From Luke’s account in chapter 24:1-12 we are able finally to learn something of the roots of resurrection faith. Everything depended on how they interpreted the basic fact of the empty tomb. There appear to be been at least three activities that went into it. The first was remembering. The angelic messengers instructed them to ‘remember’ (6), and verse 8 shows that they did so: “Then they remembered his words.” Remembering involves more than recollection. It is possible to remember everything and understand nothing. Remembering in the sense intended here involves understanding. It is summed up perfectly in Jesus’ words to the pair traveling to Emmaus: “`Was it not necessary that the Messiah should suffer these things and enter into his glory?’ Then beginning with Moses and all the prophets, he interpreted to them the things about himself in all the scriptures"”(26-27).

A second activity that went into the making of resurrection faith was witness (9). Even if what they said was only factual, and faltering (and derided, as verse 11 indicates), nothing would have happened had they not spoken what they had witnessed.
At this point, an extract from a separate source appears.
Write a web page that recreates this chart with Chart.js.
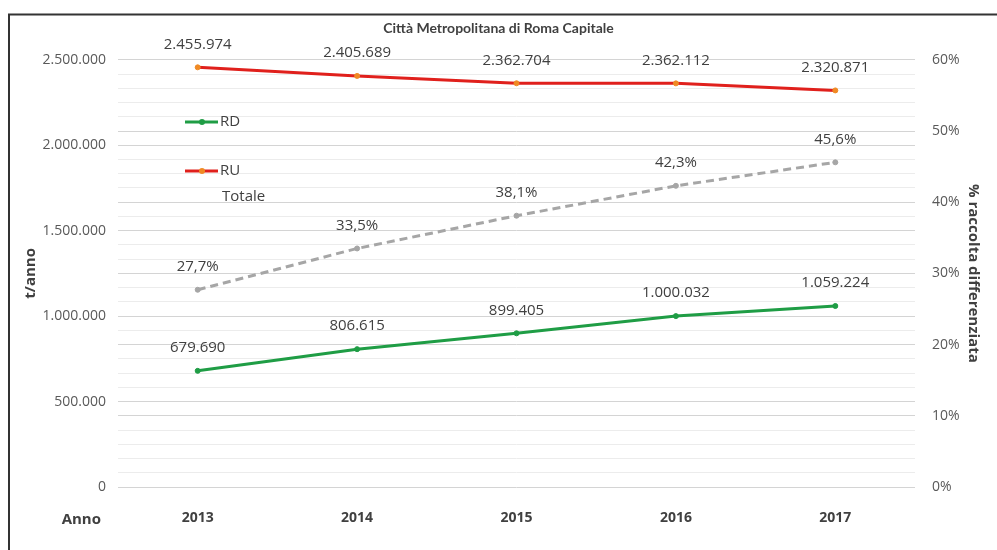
<!DOCTYPE html>
<html lang="it">
<head>
<meta charset="utf-8">
<title>Città Metropolitana di Roma Capitale</title>
<script src="https://cdn.jsdelivr.net/npm/chart.js@4.4.1/dist/chart.umd.min.js"></script>
<style>
  html, body { margin: 0; padding: 0; background: #fff; }
  canvas { display: block; }
</style>
</head>
<body>
<canvas id="chart" width="997" height="550"></canvas>
<script>
// dati: Città Metropolitana di Roma Capitale, t/anno e % RD
const ANNI = ['2013', '2014', '2015', '2016', '2017'];
const RU = [2455974, 2405689, 2362704, 2362112, 2320871];
const RD = [679690, 806615, 899405, 1000032, 1059224];
const TOTALE_PCT = [27.7, 33.5, 38.1, 42.3, 45.6];
const TICK_PCT = [0, 10, 20, 30, 40, 50, 60];

const FONT = '"Open Sans", sans-serif';
const TXT = '#404040';

function migliaia(v) { return String(v).replace(/\B(?=(\d{3})+(?!\d))/g, '.'); }
function perc(v) { return v.toFixed(1).replace('.', ',') + '%'; }
const FORMATO = { RU: migliaia, RD: migliaia, Totale: perc };

// ── cornice + sfondo (solo bordo sopra e a sinistra visibile) ────
const cornice = {
    id: 'cornice',
    beforeDraw(chart) {
        const ctx = chart.ctx;
        ctx.save();
        ctx.fillStyle = '#fff';
        ctx.fillRect(0, 0, chart.width, chart.height);
        ctx.strokeStyle = '#333';
        ctx.lineWidth = 2;
        ctx.strokeRect(9, 14.5, 1000, 550);
        ctx.restore();
    },
};

// ── etichette sui punti ──────────────────────────────────────────
const etichette = {
    id: 'etichette',
    afterDatasetsDraw(chart) {
        const ctx = chart.ctx;
        ctx.save();
        ctx.font = '15px ' + FONT;
        ctx.fillStyle = TXT;
        ctx.textAlign = 'center';
        ctx.textBaseline = 'middle';
        chart.data.datasets.forEach((ds, i) => {
            const f = FORMATO[ds.label];
            chart.getDatasetMeta(i).data.forEach((pt, j) => {
                ctx.fillText(f(ds.data[j]), pt.x, pt.y - 23);
            });
        });
        ctx.restore();
    },
};

// ── legenda dentro il grafico + "Anno" ───────────────────────────
const legenda = {
    id: 'legenda',
    afterDraw(chart) {
        const ctx = chart.ctx;
        const voci = chart.data.datasets;
        ctx.save();
        ctx.font = '15px ' + FONT;
        ctx.fillStyle = TXT;
        ctx.textBaseline = 'middle';
        [[voci[1], 122], [voci[0], 171]].forEach(([ds, y]) => {
            ctx.strokeStyle = ds.borderColor;
            ctx.lineWidth = 3;
            ctx.beginPath(); ctx.moveTo(185, y); ctx.lineTo(218, y); ctx.stroke();
            ctx.fillStyle = ds.pointBackgroundColor;
            ctx.beginPath(); ctx.arc(202, y, 3, 0, Math.PI * 2); ctx.fill();
            ctx.fillStyle = TXT;
            ctx.fillText(ds.label, 220, y);
        });
        ctx.fillText(voci[2].label, 222, 197);

        ctx.font = 'bold 15px ' + FONT;
        ctx.textAlign = 'right';
        ctx.fillText('Anno', 101, 520);
        ctx.restore();
    },
};

new Chart(document.getElementById('chart'), {
    type: 'line',
    data: {
        labels: ANNI,
        datasets: [
            { label: 'RU', data: RU, yAxisID: 'y', borderColor: '#e0201c', backgroundColor: '#f08a24', pointBackgroundColor: '#f08a24', pointBorderColor: '#f08a24', borderWidth: 3, pointRadius: 2.5, pointBorderWidth: 1 },
            { label: 'RD', data: RD, yAxisID: 'y', borderColor: '#1f9d45', backgroundColor: '#1f9d45', pointBackgroundColor: '#1f9d45', pointBorderColor: '#1f9d45', borderWidth: 3, pointRadius: 2.5, pointBorderWidth: 1 },
            { label: 'Totale', data: TOTALE_PCT, yAxisID: 'y1', borderColor: '#a6a6a6', backgroundColor: '#a6a6a6', pointBackgroundColor: '#a6a6a6', pointBorderColor: '#a6a6a6', borderWidth: 3, borderDash: [8, 5], pointRadius: 2.5, pointBorderWidth: 1 },
        ],
    },
    options: {
        responsive: false,
        animation: false,
        layout: { padding: 0 },
        plugins: {
            legend: { display: false },
            tooltip: { enabled: false },
            title: {
                display: true,
                text: 'Città Metropolitana di Roma Capitale',
                color: TXT,
                font: { family: 'Lato', size: 14, weight: 'bold' },
                padding: { top: 20, bottom: 23 },
            },
        },
        scales: {
            x: {
                offset: true,
                grid: { display: false, drawTicks: false },
                border: { display: false },
                ticks: { color: TXT, padding: 23, font: { family: FONT, size: 14, weight: 'bold' } },
                afterFit: (s) => { s.height = 63; },
            },
            y: {
                position: 'left',
                min: 0,
                max: 2500000,
                ticks: { stepSize: 500000, padding: 12, color: '#595959', font: { family: FONT, size: 14 }, callback: (v) => migliaia(v) },
                grid: { display: false, drawTicks: false },
                border: { display: false },
                title: { display: true, text: 't/anno', color: TXT, font: { family: FONT, size: 15, weight: 'bold' }, padding: { top: 22 } },
                afterFit: (s) => { s.width = 118; },
            },
            y1: {
                position: 'right',
                min: 0,
                max: 60,
                ticks: {
                    stepSize: 2, autoSkip: false, padding: 17, color: '#595959', font: { family: FONT, size: 14 },
                    callback: (v) => TICK_PCT.includes(v) ? v + '%' : '',
                },
                grid: {
                    drawTicks: false,
                    lineWidth: 1,
                    color: (c) => (c.tick.value % 10 === 0 || c.tick.value % 12 === 0) ? '#d4d4d4' : '#ececec',
                },
                border: { display: false },
                title: { display: true, text: '% raccolta differenziata', color: TXT, font: { family: FONT, size: 15, weight: 'bold' }, padding: { top: 15 } },
                afterFit: (s) => { s.width = 82; },
            },
        },
    },
    plugins: [cornice, etichette, legenda],
});
</script>
</body>
</html>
A third factor in the beginnings of resurrection faith was personal searching (12). Peter heard the report of the women, but he wanted to know first-hand. So he made for the tomb to see for himself and in doing so observed another fact that had to be explained. If he could not explain it at the time, it was not long before he could. “The Lord has risen indeed, and he has appeared to Simon!”(34).

The truth of the resurrection was not something that exploded in the faces and minds of the first witnesses. If we sometimes think it should have done, perhaps we should be grateful for the secure way in which they progressed: looking, reflecting, and interpreting. The resurrection, which we celebrate today, is not less secure but more so for the way in which, they came to believe it. With and because of them, we may confess that faith with them. “Christ is risen.” “He is risen indeed.” “Hallelujah!”